-- What to work on --
Give every line of the data again, unchanged, but with no pictures.

-- Data segment --
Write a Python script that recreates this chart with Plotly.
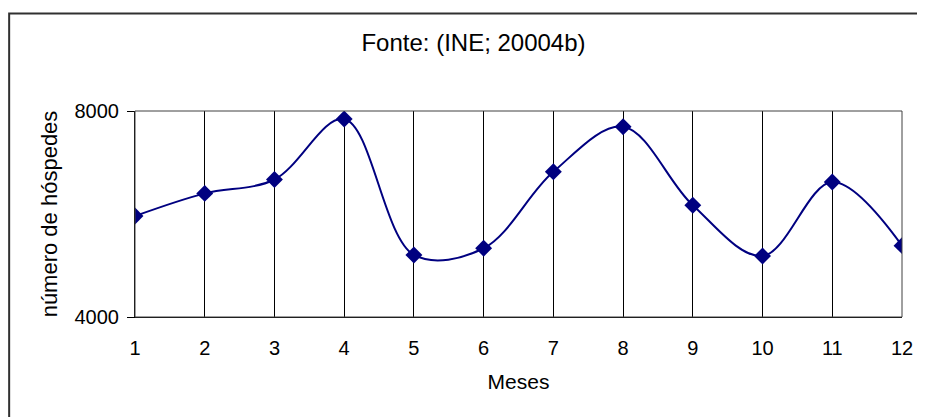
import plotly.graph_objects as go

meses = [1, 2, 3, 4, 5, 6, 7, 8, 9, 10, 11, 12]
hospedes = [5960, 6400, 6670, 7845, 5205, 5335, 6820, 7695, 6170, 5185, 6620, 5385]
y_ticks = [4000, 8000]

navy = "#000080"
font_family = "Liberation Sans, Arial, sans-serif"

W, H = 917, 409
L, R, T, B = 127, 19, 103, 100
pw, ph = W - L - R, H - T - B

fig = go.Figure()
fig.add_trace(go.Scatter(
    x=meses, y=hospedes, mode="lines+markers",
    line=dict(color=navy, width=2, shape="spline", smoothing=1.0),
    marker=dict(symbol="diamond", size=13, color=navy),
    showlegend=False,
))

fig.update_layout(
    width=W, height=H,
    margin=dict(l=L, r=R, t=T, b=B),
    paper_bgcolor="white", plot_bgcolor="white",
    font=dict(family=font_family, color="black", size=20),
    title=dict(text="Fonte: (INE; 20004b)", x=465.5 / W, xanchor="center",
               y=1 - 35 / H, yanchor="middle",
               font=dict(size=24, family=font_family, color="black")),
    xaxis=dict(
        range=[1, 12], tickvals=meses, ticktext=[str(m) for m in meses],
        showgrid=True, gridcolor="black", gridwidth=1,
        showline=True, linecolor="black", linewidth=1,
        ticks="", ticklabelstandoff=13, zeroline=False,
        title=dict(text="Meses", font=dict(size=21), standoff=16),
    ),
    yaxis=dict(
        range=[4000, 8000], tickvals=y_ticks,
        showgrid=False, showline=True, linecolor="black", linewidth=1,
        ticks="outside", ticklen=7, tickcolor="black", zeroline=False,
        ticklabelstandoff=4,
        title=dict(text="número de hóspedes", font=dict(size=22), standoff=10),
    ),
    shapes=[
        dict(type="rect", xref="paper", yref="paper", x0=0, x1=1, y0=0, y1=1,
             line=dict(color="#404040", width=1), layer="above"),
        dict(type="rect", xref="paper", yref="paper",
             x0=(0.5 - L) / pw, x1=1.3, y0=-1.0, y1=(T + ph - 5.5) / ph,
             line=dict(color="#303030", width=2), layer="below"),
    ],
)

fig.write_html("out.html")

-- Solution to this task --
Write a Python script that recreates this chart with Plotly.
import plotly.graph_objects as go

meses = [1, 2, 3, 4, 5, 6, 7, 8, 9, 10, 11, 12]
hospedes = [5960, 6400, 6670, 7845, 5205, 5335, 6820, 7695, 6170, 5185, 6620, 5385]
y_ticks = [4000, 8000]

navy = "#000080"
font_family = "Liberation Sans, Arial, sans-serif"

W, H = 917, 409
L, R, T, B = 127, 19, 103, 100
pw, ph = W - L - R, H - T - B

fig = go.Figure()
fig.add_trace(go.Scatter(
    x=meses, y=hospedes, mode="lines+markers",
    line=dict(color=navy, width=2, shape="spline", smoothing=1.0),
    marker=dict(symbol="diamond", size=13, color=navy),
    showlegend=False,
))

fig.update_layout(
    width=W, height=H,
    margin=dict(l=L, r=R, t=T, b=B),
    paper_bgcolor="white", plot_bgcolor="white",
    font=dict(family=font_family, color="black", size=20),
    title=dict(text="Fonte: (INE; 20004b)", x=465.5 / W, xanchor="center",
               y=1 - 35 / H, yanchor="middle",
               font=dict(size=24, family=font_family, color="black")),
    xaxis=dict(
        range=[1, 12], tickvals=meses, ticktext=[str(m) for m in meses],
        showgrid=True, gridcolor="black", gridwidth=1,
        showline=True, linecolor="black", linewidth=1,
        ticks="", ticklabelstandoff=13, zeroline=False,
        title=dict(text="Meses", font=dict(size=21), standoff=16),
    ),
    yaxis=dict(
        range=[4000, 8000], tickvals=y_ticks,
        showgrid=False, showline=True, linecolor="black", linewidth=1,
        ticks="outside", ticklen=7, tickcolor="black", zeroline=False,
        ticklabelstandoff=4,
        title=dict(text="número de hóspedes", font=dict(size=22), standoff=10),
    ),
    shapes=[
        dict(type="rect", xref="paper", yref="paper", x0=0, x1=1, y0=0, y1=1,
             line=dict(color="#404040", width=1), layer="above"),
        dict(type="rect", xref="paper", yref="paper",
             x0=(0.5 - L) / pw, x1=1.3, y0=-1.0, y1=(T + ph - 5.5) / ph,
             line=dict(color="#303030", width=2), layer="below"),
    ],
)

fig.write_html("out.html")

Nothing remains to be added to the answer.